Bad Medical doctors are everywhere, needless to mention the series of incidents that have been reported in the media lately at the ridge hospital where there are no P.As. And I can continue on this tangent and even tell you about a colleague in SHS who is now a doctor that I have personally hinted on what to write on his paper in our final WASSCE Chemistry exams. Today he is also one of those who think they are superhumans just because they have become doctors. And I am sure almost everyone in Ghana knows a “dumb” person who by virtue of how much they can pay entered the medical school as either fee-paying and went abroad and returned as a doctor and is practising.

But it shouldn’t be so, doctors should not reduce the medical profession to the level where people in the practice would have to be disgracing and bad-mouthing one another as a way to gain superiority and gain monetary advantage from the government. This does not heal the patients that need the services of the health professionals. The medical profession comes in stages. The work of nurse cannot be done by a doctor alone and that is why even nurses progress in various fields, be it eye care, theatre nursing, anaesthetics etc. so that where there are no doctors, these professionals can function to ameliorate the health of patients. The same way, the work of P.A is not that of a doctor. So why are they getting so insecure and want to play a supervisory role?
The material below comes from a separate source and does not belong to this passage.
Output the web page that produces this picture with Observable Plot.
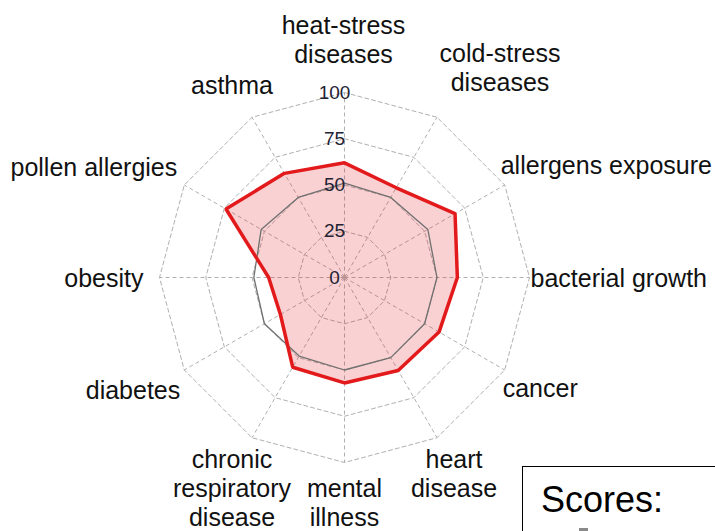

Have they suddenly become so many in the country that they now need more work to do?

I have been a part of a healthcare team that screened the first badge of free Senior High School students of various health conditions in the Keta District. All the prescribers in the team who went to the field to attend to these students were Physician Assistants. We were told not to sign the forms as they will have to be vetted to ensure a thorough work was done. The medical superintendent did not even visit the field once but I was told he would have to sign the forms. After the work was done and Government sent money to the hospital to be used in paying all the health workers who undertook this project, this med sup and those he considered his team shared the money among themselves. As a member of the team who was on the field, I didn’t even receive a dime and when I asked I was told that my name was omitted from the “money list” signed by the medsup and they don’t know why. For many doctors, this is the only reason why they have to be made supervisors of other health professionals. It is not about the job that they so willingly want to do, but it has everything to do with the greed for gain, the insecurity and their unending desire to get paid for work they haven’t done.

We truly must train our health professionals well. The doctors, the physician assistants, the nurses and all, we need to train them well morally and above all professionally. But the question has always been about where to find the angel to train us all.